While everyone's comparing how long it took them to finish binge-watching the second season of House of Cards stateside, TV fans in China have apparently been doing the same thing and can't get enough of Frank Underwood, either.

According to Policy Mic on Thursday, both politicians and their constituents have jumped on the Cards bandwagon. It's no secret that several American politicians have been enjoying the Netflix drama (even going so far as to read some actual Underwood lines in this video), but top members of the Chinese government are also really into this cynical look at Beltway politics.

"A large number of [China's] senior leaders in government and enterprises and opinion leaders also highly recommend this show," China's state-run Xinhua News Agency said last week.

Fans have been able to view the show through Sohu, which is essentially the Chinese equivalent of Netflix and features several American TV shows available to stream legally. A staggering 24.5 million people viewed Cards season one through Sohu and season two is currently the most-streamed show on the site by far, most of the views coming from government employees and residents in the capital of Beijing.

Cards isn't the only Western show China's grown to love.
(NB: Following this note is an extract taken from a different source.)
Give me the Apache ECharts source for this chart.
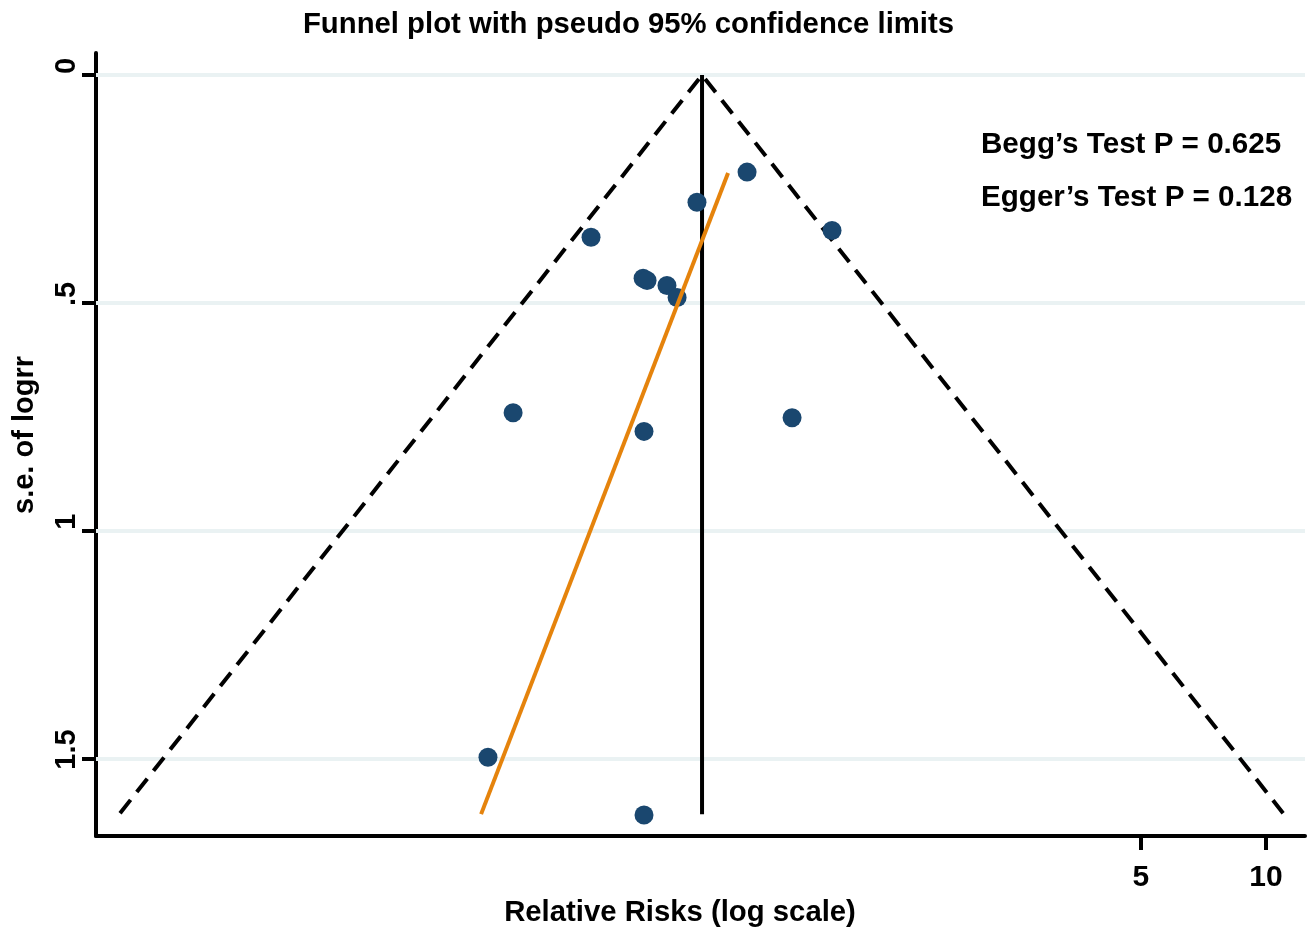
<!DOCTYPE html>
<html><head><meta charset="utf-8">
<script src="https://cdn.jsdelivr.net/npm/echarts@6/dist/echarts.min.js"></script>
<style>html,body{margin:0;padding:0;background:#fff}#c{width:1307px;height:937px}</style>
</head><body><div id="c"></div>
<script>
// study estimates: log relative risk and its standard error
const studyLogRR = [-0.568, -0.845, -1.431, -0.098, -1.143, -1.121, -1.011, -0.955, -1.862, -1.138, -0.319, -2.001, -1.138];
const studySE    = [0.213, 0.279, 0.356, 0.341, 0.446, 0.451, 0.462, 0.488, 0.741, 0.782, 0.752, 1.497, 1.624];
// pooled estimate and pseudo 95% limits (end points)
const pooledLogRR = -0.817;
const summarySE = [0, 1.622];
const funnelLogRR = [-4.036, -0.817, 2.397];
const funnelSE    = [1.620, 0, 1.620];
// Egger regression line end points
const eggerLogRR = [-2.039, -0.673];
const eggerSE    = [1.622, 0.215];
// ticks
const xTickRR = [5, 10];
const yTickValues = [0, 0.5, 1, 1.5];
const yTickLabels = ['0', '.5', '1', '1.5'];
const titleText = 'Funnel plot with pseudo 95% confidence limits';
const xName = 'Relative Risks (log scale)';
const yName = 's.e. of logrr';
const notes = ['Begg’s Test P = 0.625', 'Egger’s Test P = 0.128'];

const FONT = '"Liberation Sans", Arial, sans-serif';
const chart = echarts.init(document.getElementById('c'), null, {renderer: 'canvas'});
const bold = (size) => ({fontFamily: FONT, fontWeight: 'bold', fontSize: size, fill: '#000'});

chart.setOption({
  animation: false,
  backgroundColor: '#fff',
  grid: {left: 96, right: 2, top: 53, bottom: 101, containLabel: false},
  xAxis: {
    type: 'value', min: -4.169, max: 2.518,
    axisLine: {show: true, onZero: false, lineStyle: {color: '#000', width: 4}},
    axisTick: {show: true, length: 14, customValues: xTickRR.map(Math.log), lineStyle: {color: '#000', width: 4}},
    axisLabel: {show: true, customValues: xTickRR.map(Math.log), margin: 27,
      formatter: v => String(Math.round(Math.exp(v))),
      fontFamily: FONT, fontWeight: 'bold', fontSize: 30, color: '#000'},
    splitLine: {show: false}
  },
  yAxis: {
    type: 'value', inverse: true, min: -0.0484, max: 1.670,
    axisLine: {show: true, onZero: false, lineStyle: {color: '#000', width: 4}},
    axisTick: {show: true, length: 14, customValues: yTickValues, lineStyle: {color: '#000', width: 4}},
    axisLabel: {show: true, customValues: yTickValues, rotate: 90, margin: 15,
      padding: [0, 0, 0, 18],
      formatter: v => { const i = yTickValues.findIndex(t => Math.abs(t - v) < 1e-9); return i >= 0 ? yTickLabels[i] : ''; },
      fontFamily: FONT, fontWeight: 'bold', fontSize: 29, color: '#000'},
    splitLine: {show: false}
  },
  series: [
    {
      name: 'grid', type: 'line', data: [], z: 1, silent: true,
      markLine: {
        silent: true, symbol: 'none', label: {show: false}, z: 1,
        lineStyle: {color: '#eaf2f3', width: 4, type: 'solid'},
        data: yTickValues.map(v => ({yAxis: v}))
      }
    },
    {
      name: 'funnel', type: 'line', z: 2, silent: true, symbol: 'none',
      data: funnelLogRR.map((x, i) => [x, funnelSE[i]]),
      lineStyle: {color: '#000', width: 4, type: [17, 10]}
    },
    {
      name: 'pooled', type: 'line', z: 3, silent: true, symbol: 'none',
      data: summarySE.map(s => [pooledLogRR, s]),
      lineStyle: {color: '#000', width: 4}
    },
    {
      name: 'studies', type: 'scatter', z: 4, symbol: 'circle', symbolSize: 19,
      data: studyLogRR.map((x, i) => [x, studySE[i]]),
      itemStyle: {color: '#1a476f', opacity: 1}
    },
    {
      name: 'egger', type: 'line', z: 5, silent: true, symbol: 'none',
      data: eggerLogRR.map((x, i) => [x, eggerSE[i]]),
      lineStyle: {color: '#e5830c', width: 4}
    }
  ],
  graphic: [
    {type: 'text', x: 628.5, y: 25, style: Object.assign({text: titleText, align: 'center', verticalAlign: 'middle'}, bold(29.3))},
    {type: 'text', x: 680, y: 913, style: Object.assign({text: xName, align: 'center', verticalAlign: 'middle'}, bold(29.3))},
    {type: 'text', x: 25, y: 435, rotation: Math.PI / 2, style: Object.assign({text: yName, align: 'center', verticalAlign: 'middle'}, bold(29))},
    {type: 'text', x: 981, y: 145, style: Object.assign({text: notes[0], align: 'left', verticalAlign: 'middle'}, bold(29.6))},
    {type: 'text', x: 981, y: 198, style: Object.assign({text: notes[1], align: 'left', verticalAlign: 'middle'}, bold(29.6))}
  ]
});
</script>
</body></html>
Other top shows on Sohu include The Big Bang Theory and The Ellen Degeneres Show, for instance, and Chinese audiences have also developed quite the affinity for BBC's Sherlock. The first episode of the show's third season easily became the most popular ever featured on Youku, another Chinese streaming site.

The fanbase has also become just as devoted and quirky as American and British fans, even calling Sherlock's character "Curly Fu" in a nod to Benedict Cumberbatch's lustrous brown locks.

China-U.S. relations figure heavily into season two of Cards, including storylines about trade and cyber warfare. The show is airing uncensored, as it wasn't pre-screened by regulators, and Sohu's chief executive says he has not received any feedback from regulators about content that might "reflect negatively on government" as of yet. In 2009, the popular Chinese show Dwelling Narrowness (Wo Ju) was pulled with two episodes to go. The series, which focused on rising property prices, was reportedly yanked for its "sex, dirty jokes, and corruption stories."